Corps discusses restoration progress and Lake Okeechobee management at annual Everglades conference
January 13, 2014
By Jenn Miller
- Collaboration, innovation and long-term solutions were key discussion points at the 29th Annual Everglades Coalition Conference.
- Federal and state officials, environmental organizations and members of the public and academia came together to celebrate what's been accomplished so far, and discuss what needs to be done to continue making progress in Everglades restoration.
- Members of the Jacksonville District, which has the largest environmental restoration program within the Corps and manages the Corps' Everglades restoration program, participated in the conference.
JACKSONVILLE, Fla. -- Collaboration, innovation and long-term solutions were key discussion points at the 29th Annual Everglades Coalition Conference, where federal and state officials, environmental organizations and members of the public and academia came together to celebrate what's been accomplished so far, and discuss what needs to be done to continue making progress in Everglades restoration.

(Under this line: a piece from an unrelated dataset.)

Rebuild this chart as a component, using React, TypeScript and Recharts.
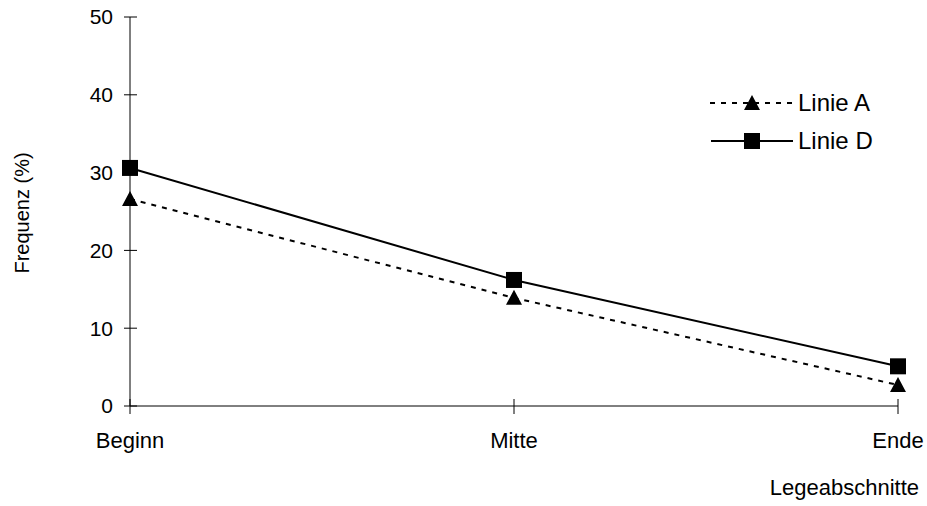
import { LineChart, Line, XAxis, YAxis, Legend } from 'recharts';

const categories = ['Beginn', 'Mitte', 'Ende'];
const linieA = [26.6, 13.9, 2.7];
const linieD = [30.6, 16.2, 5.1];
const yTicks = [0, 10, 20, 30, 40, 50];

const data = categories.map((name, i) => ({ name, a: linieA[i], d: linieD[i] }));

const FONT = 'Arial, "Liberation Sans", Helvetica, sans-serif';

const Square = ({ cx, cy }: any) => (
  <rect x={cx - 8} y={cy - 8} width={16} height={16} fill="#000" />
);

const Triangle = ({ cx, cy }: any) => (
  <polygon points={`${cx},${cy - 8} ${cx + 8},${cy + 7} ${cx - 8},${cy + 7}`} fill="#000" />
);

const XTick = ({ x, y, payload }: any) => (
  <g>
    <line x1={x} y1={y - 7} x2={x} y2={y + 8} stroke="#000" strokeWidth={1} />
    <text x={x} y={y + 42} textAnchor="middle" fontSize={22} fontFamily={FONT} fill="#000">
      {payload.value}
    </text>
  </g>
);

const YTick = ({ x, y, payload }: any) => (
  <g>
    <line x1={x - 6} y1={y} x2={x + 7} y2={y} stroke="#000" strokeWidth={1} />
    <text x={x - 17} y={y} dy="0.35em" textAnchor="end" fontSize={21} fontFamily={FONT} fill="#000">
      {payload.value}
    </text>
  </g>
);

const LegendContent = () => (
  <div style={{ fontFamily: FONT, fontSize: 24, color: '#000', lineHeight: 1 }}>
    <div style={{ display: 'flex', alignItems: 'center', height: 38 }}>
      <svg width={92} height={20}>
        <line x1={4} y1={10} x2={88} y2={10} stroke="#000" strokeWidth={2} strokeDasharray="5 6" />
        <polygon points="46,2 54,17 38,17" fill="#000" />
      </svg>
      <span>Linie A</span>
    </div>
    <div style={{ display: 'flex', alignItems: 'center', height: 38 }}>
      <svg width={92} height={20}>
        <line x1={5} y1={10} x2={87} y2={10} stroke="#000" strokeWidth={2} />
        <rect x={38} y={2} width={16} height={16} fill="#000" />
      </svg>
      <span>Linie D</span>
    </div>
  </div>
);

export default function App() {
  return (
    <div style={{ position: 'absolute', left: 0, top: 0, background: '#fff' }}>
      <LineChart
        width={927}
        height={506}
        data={data}
        margin={{ top: 17, right: 29, left: 70, bottom: 70 }}
      >
        <XAxis
          dataKey="name"
          scale="point"
          padding={{ left: 0, right: 0 }}
          height={30}
          stroke="#000"
          tickLine={false}
          tickSize={0}
          tickMargin={0}
          tick={<XTick />}
          interval={0}
          label={{
            content: ({ viewBox }: any) => (
              <text
                x={viewBox.x + viewBox.width + 21}
                y={viewBox.y + 89}
                textAnchor="end"
                fontSize={22}
                fontFamily={FONT}
                fill="#000"
              >
                Legeabschnitte
              </text>
            ),
          }}
        />
        <YAxis
          width={60}
          domain={[0, 50]}
          ticks={yTicks}
          stroke="#000"
          tickLine={false}
          tickSize={0}
          tickMargin={0}
          tick={<YTick />}
          label={{
            content: () => (
              <text
                x={22}
                y={213}
                transform="rotate(-90, 22, 213)"
                textAnchor="middle"
                dy="0.35em"
                fontSize={20}
                fontFamily={FONT}
                fill="#000"
              >
                Frequenz (%)
              </text>
            ),
          }}
        />
        <Legend
          layout="horizontal"
          verticalAlign="middle"
          align="center"
          content={<LegendContent />}
          wrapperStyle={{ position: 'absolute', left: 706, top: 84, width: 200 }}
        />
        <Line
          dataKey="a"
          name="Linie A"
          stroke="#000"
          strokeWidth={2}
          strokeDasharray="5 6"
          dot={<Triangle />}
          activeDot={false}
          isAnimationActive={false}
        />
        <Line
          dataKey="d"
          name="Linie D"
          stroke="#000"
          strokeWidth={2}
          dot={<Square />}
          activeDot={false}
          isAnimationActive={false}
        />
      </LineChart>
    </div>
  );
}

Department of Interior Secretary Sally Jewell, U.S. Rep. Patrick Murphy, U.S. Rep. Mario Diaz-Balart, Assistant Secretary of the Army for Civil Works Jo-Ellen Darcy, State Sen. Lizbeth Benacquisto, and U.S. Army Corps of Engineers Jacksonville District Commander Col. Alan Dodd were among the 300 people in attendance at the conference held Jan. 9-11 in Naples, Fla.
"Since I've been in my position, I'm honored to say that the Obama Administration has been committed to Everglades restoration," said Darcy, who also praised the efforts of the Everglades Coalition. "I want to congratulate the coalition for recognizing that the future is the only thing we should be looking to."
The theme of this year's conference was "Everglades Restoration: Protecting Coastal Communities," and topics of discussion ranged from climate change, nutrient pollution, restoration progress, sea level rise and water quality.
Jacksonville District Commander Col. Alan Dodd spoke on a panel entitled "Where is all the Water Coming From? A Coastal Perspective on Solutions for Water Management in the Northern Everglades and Lake Okeechobee." He provided an overview of the water management decisions the Corps has made this past wet season the importance of considering public safety in the decision-making process
"We can't get lake water out as quickly as it comes in -- it comes in six times faster than we can get it out," said Dodd. "When we make decisions today, we base it on where we think the lake will be 30-60 days out."
During the panel discussion, Dodd was asked for his position on the Senate Select Committee on Indian River Lagoon and Lake Okeechobee Basin's recommendation to give the state of Florida authority over Lake Okeechobee regulatory releases when the risk of dike failure is less than 10 percent and to temporarily release authority to the federal government when the risk of failure exceeds this threshold.
"When we talk about getting up to 10 percent risk, water levels are getting higher than we can manage," said Dodd. "Responsibilities should not be handed over during a crisis."
Dodd was also asked about the committee's recommendation for Congressional assistance in legislation or rulemaking to revise the Lake Okeechobee Regulation Schedule, also known as LORS.
"It's the best system we have right now to balance all the various needs," said Dodd, who also made note that additional rehab work on the Herbert Hoover Dike needs to be completed prior to considering revising LORS. He also said the Corps is currently in the process of completing an assessment, known as the Dam Safety Modification Study, which is scheduled to be completed in 2015. The results of the study will be used to guide future rehabilitation efforts on the dike.
Also in attendance at the conference were members of the U.S. Army Corps of Engineers Jacksonville District team. The Jacksonville District has the largest environmental restoration program within the Corps, and manages the Corps' Everglades restoration program.
At the "Caloosahatchee River: Getting the Water Right" panel discussion Jan. 11, Jacksonville District Planning and Policy Division Chief Eric Bush, discussed the Lake Okeechobee Regulation Schedule and the public process involved in developing the regulation schedule.
"This is your Lake Okeechobee Regulation Schedule, not the Corps," said Bush. "You adopted it."
Bush also stressed the importance of planning for climate change as part of restoration efforts. "If we don't consider climate extremes and climate vulnerabilities, by the time we complete these projects, we are going to have the same problems."
Restoration progress was discussed by Jacksonville District Ecosystem Branch Chief Howard Gonzales, Jr. at the Jan. 11 breakout session entitled, "From Restoration Visions to Ribbon cutting."
"As we're looking at the big picture across the nation, other projects propose restoration success, what we have (with the Everglades restoration program) is realized success," said Gonzales, who also walked conference attendees through the Corps' planning process and the importance of public participation. "When you hear that a document is available for public review, that is your opportunity to get involved. There are no comments that go unanswered. We take this process very seriously."
The Everglades Coalition Conference aimed to showcase the connection all coastal communities have with the Everglades and how Everglades restoration is central to Florida's future. A steady theme throughout the conference was the need for everyone to do their part to help restore this irreplaceable ecosystem and that not one single agency or individual can accomplish this feat alone.